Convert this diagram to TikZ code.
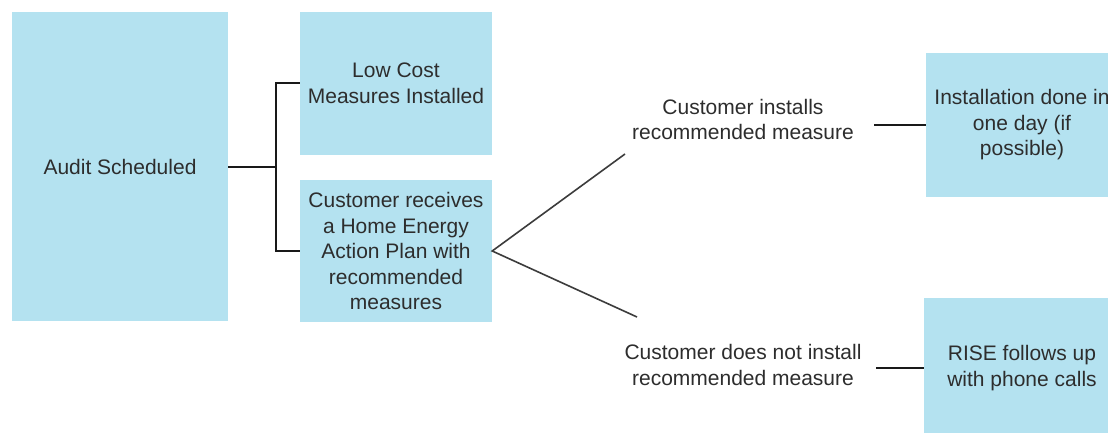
\documentclass[tikz,border=0pt]{standalone}
\usepackage{fontspec}
\setmainfont{Liberation Sans}
\definecolor{boxfill}{RGB}{180,226,240}
\definecolor{ink}{RGB}{45,45,45}
\definecolor{wire}{RGB}{25,25,25}
\begin{document}
\begin{tikzpicture}[x=1pt,y=-1pt,
  stepbox/.style={fill=boxfill,draw=none,inner sep=0pt,align=center,
    text=ink,font=\fontsize{21}{25.5}\selectfont},
  note/.style={inner sep=0pt,align=center,text=ink,
    font=\fontsize{21}{25.5}\selectfont},
  wire/.style={draw=wire,line width=2pt},
  thin wire/.style={draw=wire!85,line width=1.6pt}]
  % canvas
  \fill[white] (0,0) rectangle (1108,433);
  \clip (0,0) rectangle (1108,433);
  \useasboundingbox (0,0) rectangle (1108,433);

  % boxes
  \node[stepbox,minimum width=216pt,minimum height=309pt] (audit) at (120,166.5) {Audit Scheduled};
  \node[stepbox,minimum width=192pt,minimum height=143pt] (lowcost) at (396,83.5) {Low Cost\\Measures Installed};
  \node[stepbox,minimum width=192pt,minimum height=142pt] (plan) at (396,251)
    {Customer receives\\a Home Energy\\Action Plan with\\recommended\\measures};
  \node[stepbox,minimum width=192pt,minimum height=144pt] (oneday) at (1022,125)
    {Installation done in\\one day (if\\possible)};
  \node[stepbox,minimum width=196pt,minimum height=140pt] (rise) at (1022,368)
    {RISE follows up\\with phone calls};

  % outcome labels
  \node[note] (installs) at (743,119.5) {Customer installs\\recommended measure};
  \node[note] (notinstall) at (743,365) {Customer does not install\\recommended measure};

  % bracket from the audit to its two results
  \coordinate (fork) at (276,166.5);
  \draw[wire] (audit.east) -- (fork);
  \draw[wire] (lowcost.west) -| (fork) |- (plan.west);

  % branches from the action plan
  \coordinate (upEnd) at (625,154);
  \coordinate (downEnd) at (637,317);
  \draw[thin wire] (upEnd) -- (plan.east) -- (downEnd);

  % label to result
  \coordinate (installsOut) at (874,125);
  \coordinate (notinstallOut) at (876,368);
  \draw[wire] (installsOut) -- (oneday.west);
  \draw[wire] (notinstallOut) -- (rise.west);
\end{tikzpicture}
\end{document}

• [Directive]: Skip every picture and transcribe the data above exactly.

• [Solution for this problem]:
Convert this diagram to TikZ code.
\documentclass[tikz,border=0pt]{standalone}
\usepackage{fontspec}
\setmainfont{Liberation Sans}
\definecolor{boxfill}{RGB}{180,226,240}
\definecolor{ink}{RGB}{45,45,45}
\definecolor{wire}{RGB}{25,25,25}
\begin{document}
\begin{tikzpicture}[x=1pt,y=-1pt,
  stepbox/.style={fill=boxfill,draw=none,inner sep=0pt,align=center,
    text=ink,font=\fontsize{21}{25.5}\selectfont},
  note/.style={inner sep=0pt,align=center,text=ink,
    font=\fontsize{21}{25.5}\selectfont},
  wire/.style={draw=wire,line width=2pt},
  thin wire/.style={draw=wire!85,line width=1.6pt}]
  % canvas
  \fill[white] (0,0) rectangle (1108,433);
  \clip (0,0) rectangle (1108,433);
  \useasboundingbox (0,0) rectangle (1108,433);

  % boxes
  \node[stepbox,minimum width=216pt,minimum height=309pt] (audit) at (120,166.5) {Audit Scheduled};
  \node[stepbox,minimum width=192pt,minimum height=143pt] (lowcost) at (396,83.5) {Low Cost\\Measures Installed};
  \node[stepbox,minimum width=192pt,minimum height=142pt] (plan) at (396,251)
    {Customer receives\\a Home Energy\\Action Plan with\\recommended\\measures};
  \node[stepbox,minimum width=192pt,minimum height=144pt] (oneday) at (1022,125)
    {Installation done in\\one day (if\\possible)};
  \node[stepbox,minimum width=196pt,minimum height=140pt] (rise) at (1022,368)
    {RISE follows up\\with phone calls};

  % outcome labels
  \node[note] (installs) at (743,119.5) {Customer installs\\recommended measure};
  \node[note] (notinstall) at (743,365) {Customer does not install\\recommended measure};

  % bracket from the audit to its two results
  \coordinate (fork) at (276,166.5);
  \draw[wire] (audit.east) -- (fork);
  \draw[wire] (lowcost.west) -| (fork) |- (plan.west);

  % branches from the action plan
  \coordinate (upEnd) at (625,154);
  \coordinate (downEnd) at (637,317);
  \draw[thin wire] (upEnd) -- (plan.east) -- (downEnd);

  % label to result
  \coordinate (installsOut) at (874,125);
  \coordinate (notinstallOut) at (876,368);
  \draw[wire] (installsOut) -- (oneday.west);
  \draw[wire] (notinstallOut) -- (rise.west);
\end{tikzpicture}
\end{document}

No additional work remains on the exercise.